I'm not sure if anyone else has posted on this, but speaking as someone who runs an organization that has a summer day camp, moving to a year-round school system with shorter breaks would pretty much destroy the summer camp industry and make it more difficult for those university students whose summer jobs are in child-care and child-focussed sectors to find other work.

Not to mention that if these numerous shorter breaks didn't line up with the university or college calendar, it would be difficult for the organizations that run programs during these breaks to find adequate staff, since most of these organizations use university and college students as their staff.

There are a lot of other factors to be considered here besides the obvious ones, especially if the overall benefit ends up being negligible.


The schools are not built for summer use. I can remember how hot and stuffy the classrooms were throughout June and how difficult it was to learn under those circumstances. Kids need summers. Parents do too. It is the one thing that forces them to vacation as a family.

For year-round schooling

Connie Posavec

Not all families can afford to take two months off or pay for extra childcare for the two months. Yes, it is great to go camping and spend time teaching our children outside of school, but two months is a long time to pay for extra childcare.... Not everyone if fortunate enough to take that much time off or to pay the extra childcare needs.

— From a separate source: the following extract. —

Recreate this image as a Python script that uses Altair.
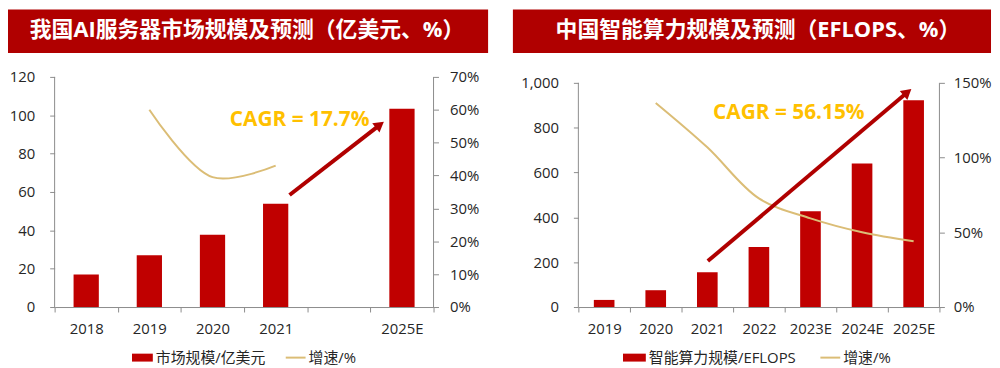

One month off is more realistic than two months off. Most kids get bored by the end of the first month anyways because parents still have to work and can't go oh holidays for more than 2 weeks during the summer.

Steve E2

My mother was a teacher for 35 years and she could attest to the accuracy of this article. She would have to spend weeks in September going over everything the students had forgotten over the summer, and for the slower students it took even longer. The main challenge to year long school is the lack of air conditioning in most schools. Even in June the schools can get oppressively hot, and trying to get the students to focus on their work is next to impossible. As older schools get torn down and new schools built, year long schooling will start to become more realistic.